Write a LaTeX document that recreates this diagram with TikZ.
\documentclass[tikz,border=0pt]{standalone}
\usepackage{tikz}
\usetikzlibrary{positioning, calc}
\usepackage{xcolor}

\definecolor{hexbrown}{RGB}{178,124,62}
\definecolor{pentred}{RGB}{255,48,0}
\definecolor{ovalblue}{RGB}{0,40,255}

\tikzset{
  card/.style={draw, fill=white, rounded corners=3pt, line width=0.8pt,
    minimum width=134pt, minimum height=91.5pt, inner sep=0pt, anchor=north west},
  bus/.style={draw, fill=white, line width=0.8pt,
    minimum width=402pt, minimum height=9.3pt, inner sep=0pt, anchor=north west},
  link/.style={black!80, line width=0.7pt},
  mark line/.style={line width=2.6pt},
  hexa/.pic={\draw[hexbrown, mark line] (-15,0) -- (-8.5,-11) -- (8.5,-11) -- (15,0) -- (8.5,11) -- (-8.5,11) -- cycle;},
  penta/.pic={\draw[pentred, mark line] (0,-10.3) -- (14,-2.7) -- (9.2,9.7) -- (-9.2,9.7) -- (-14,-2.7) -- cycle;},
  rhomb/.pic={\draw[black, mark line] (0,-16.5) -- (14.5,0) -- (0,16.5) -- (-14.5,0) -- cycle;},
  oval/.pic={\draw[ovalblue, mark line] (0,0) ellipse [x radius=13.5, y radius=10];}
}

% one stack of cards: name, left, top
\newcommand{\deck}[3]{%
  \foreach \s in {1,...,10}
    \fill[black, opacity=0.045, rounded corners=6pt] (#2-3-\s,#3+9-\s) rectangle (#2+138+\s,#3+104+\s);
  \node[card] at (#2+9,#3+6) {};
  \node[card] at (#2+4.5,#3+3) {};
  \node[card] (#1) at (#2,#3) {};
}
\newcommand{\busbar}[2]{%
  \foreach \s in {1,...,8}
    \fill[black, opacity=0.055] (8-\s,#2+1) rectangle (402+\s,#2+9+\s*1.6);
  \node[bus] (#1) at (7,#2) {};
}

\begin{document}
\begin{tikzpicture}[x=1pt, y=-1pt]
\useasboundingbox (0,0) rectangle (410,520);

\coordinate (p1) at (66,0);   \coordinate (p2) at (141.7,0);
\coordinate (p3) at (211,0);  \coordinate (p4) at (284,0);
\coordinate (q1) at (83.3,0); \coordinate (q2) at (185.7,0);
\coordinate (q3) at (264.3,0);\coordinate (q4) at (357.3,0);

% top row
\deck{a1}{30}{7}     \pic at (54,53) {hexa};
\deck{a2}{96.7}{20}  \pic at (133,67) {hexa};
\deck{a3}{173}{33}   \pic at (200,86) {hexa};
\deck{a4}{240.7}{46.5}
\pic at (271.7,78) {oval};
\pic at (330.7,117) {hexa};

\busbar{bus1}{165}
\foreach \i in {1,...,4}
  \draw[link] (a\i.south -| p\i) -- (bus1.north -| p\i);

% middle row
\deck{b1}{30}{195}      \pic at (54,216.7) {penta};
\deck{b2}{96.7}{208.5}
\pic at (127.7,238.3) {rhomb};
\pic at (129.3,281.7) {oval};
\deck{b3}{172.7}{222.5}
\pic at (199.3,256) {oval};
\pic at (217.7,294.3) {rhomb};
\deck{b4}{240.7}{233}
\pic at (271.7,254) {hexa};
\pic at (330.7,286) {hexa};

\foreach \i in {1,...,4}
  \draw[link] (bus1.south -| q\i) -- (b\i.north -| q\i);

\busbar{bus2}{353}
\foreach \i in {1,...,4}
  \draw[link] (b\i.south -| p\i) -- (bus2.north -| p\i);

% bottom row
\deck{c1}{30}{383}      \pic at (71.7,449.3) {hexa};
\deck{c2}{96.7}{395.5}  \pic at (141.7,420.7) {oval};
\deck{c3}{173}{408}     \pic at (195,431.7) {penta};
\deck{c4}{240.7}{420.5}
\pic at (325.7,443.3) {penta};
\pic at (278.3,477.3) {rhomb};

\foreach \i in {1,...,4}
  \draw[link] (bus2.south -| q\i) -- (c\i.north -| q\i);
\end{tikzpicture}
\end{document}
********
#### What is expected
Please repeat word for word the lines above that run from the beginning through the line containing "(0,0) rectangle (410,520);", keeping both the first and that last line.

#### Answer in full
Write a LaTeX document that recreates this diagram with TikZ.
\documentclass[tikz,border=0pt]{standalone}
\usepackage{tikz}
\usetikzlibrary{positioning, calc}
\usepackage{xcolor}

\definecolor{hexbrown}{RGB}{178,124,62}
\definecolor{pentred}{RGB}{255,48,0}
\definecolor{ovalblue}{RGB}{0,40,255}

\tikzset{
  card/.style={draw, fill=white, rounded corners=3pt, line width=0.8pt,
    minimum width=134pt, minimum height=91.5pt, inner sep=0pt, anchor=north west},
  bus/.style={draw, fill=white, line width=0.8pt,
    minimum width=402pt, minimum height=9.3pt, inner sep=0pt, anchor=north west},
  link/.style={black!80, line width=0.7pt},
  mark line/.style={line width=2.6pt},
  hexa/.pic={\draw[hexbrown, mark line] (-15,0) -- (-8.5,-11) -- (8.5,-11) -- (15,0) -- (8.5,11) -- (-8.5,11) -- cycle;},
  penta/.pic={\draw[pentred, mark line] (0,-10.3) -- (14,-2.7) -- (9.2,9.7) -- (-9.2,9.7) -- (-14,-2.7) -- cycle;},
  rhomb/.pic={\draw[black, mark line] (0,-16.5) -- (14.5,0) -- (0,16.5) -- (-14.5,0) -- cycle;},
  oval/.pic={\draw[ovalblue, mark line] (0,0) ellipse [x radius=13.5, y radius=10];}
}

% one stack of cards: name, left, top
\newcommand{\deck}[3]{%
  \foreach \s in {1,...,10}
    \fill[black, opacity=0.045, rounded corners=6pt] (#2-3-\s,#3+9-\s) rectangle (#2+138+\s,#3+104+\s);
  \node[card] at (#2+9,#3+6) {};
  \node[card] at (#2+4.5,#3+3) {};
  \node[card] (#1) at (#2,#3) {};
}
\newcommand{\busbar}[2]{%
  \foreach \s in {1,...,8}
    \fill[black, opacity=0.055] (8-\s,#2+1) rectangle (402+\s,#2+9+\s*1.6);
  \node[bus] (#1) at (7,#2) {};
}

\begin{document}
\begin{tikzpicture}[x=1pt, y=-1pt]
\useasboundingbox (0,0) rectangle (410,520);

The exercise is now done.